According to an anecdote of the time, one of the male sculptures at the base of the obelisk was designed by Bernini with a hand raised as to protect itself from the imminent collapse of the façade of the church built by Borromini, as a sort of “revenge”. In fact Bernini, who was the favourite architect of Pope Urbano VIII was excluded by his successor, Pope Innocenzo X who preferred Borromini instead. Around the two squares several trade activities started over the years: inns (among which the famous “Locanda della Vacca” - literally the “Inn of the Cow”- managed by Vannozza Cattanei who gave four children to Pope Alessandro VI, whose lay name was Rodrigo Borgia), as well as hostels for pilgrims and craftsmen’s workshop like makers of stringed instruments
(literally “Liutai”), of booksellers (literally “Librai”) and key-makers (literally “Chiavari”).

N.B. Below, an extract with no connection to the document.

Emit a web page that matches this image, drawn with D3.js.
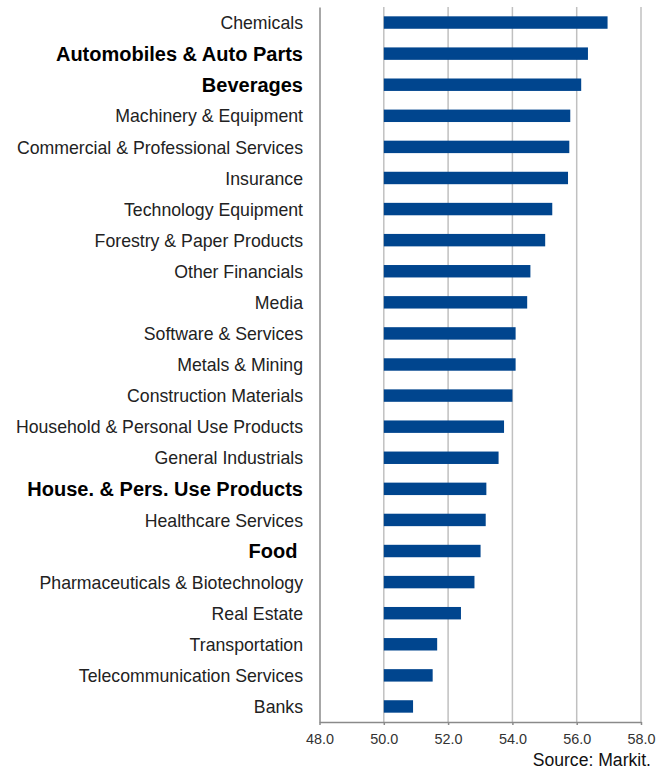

Nowadays some of the roads around the area bear the names of these craftsmen.
Campo de’ Fiori, the only big Roman square with no church, witnessed stakes of heretics who were condemned: the most known of them was Giordano Bruno and nowadays his statue, erected at the end of 19th century, dominates the centre of the square among the fruit and vegetable stalls. The stalls of spices and delicacies are particularly famous in this popular open market which had been moved from Piazza Navaona in 1869. Between Campo de’ Fiori and Piazza Navona there is a wide selection of places where to eat or drink: from the bars which offer “aperitifs” in the late afternoon, to the typical and small restaurants, up to the pubs, the wine bars and the disco-bars which bring life and fun to the district. In Piazza Navona you will always find street artists, landscape painters and portraitists exhibiting their works.

Things not to miss :

Archaeology: the remains of the Domitianus stadium beneath Piazza Navona
and those of the Pompeum Theatre close to Campo de’ Fiori,
and of course the Pantheon that is at walking distance from Piazza Navona.
The Renaissance and Baroque art is represented in this district by all the great masters:
the Sybills by Raphael in “Santa Maria della Pace” church,
the masterpieces of Caravaggio in “Sant’ Agostino” and “San Luigi dei Francesi” churches,
the works by Carracci in the Farnese Palace and the masterpieces at “Galleria Spada”,
where you can find the famous prospective illusion gallery of Borromini.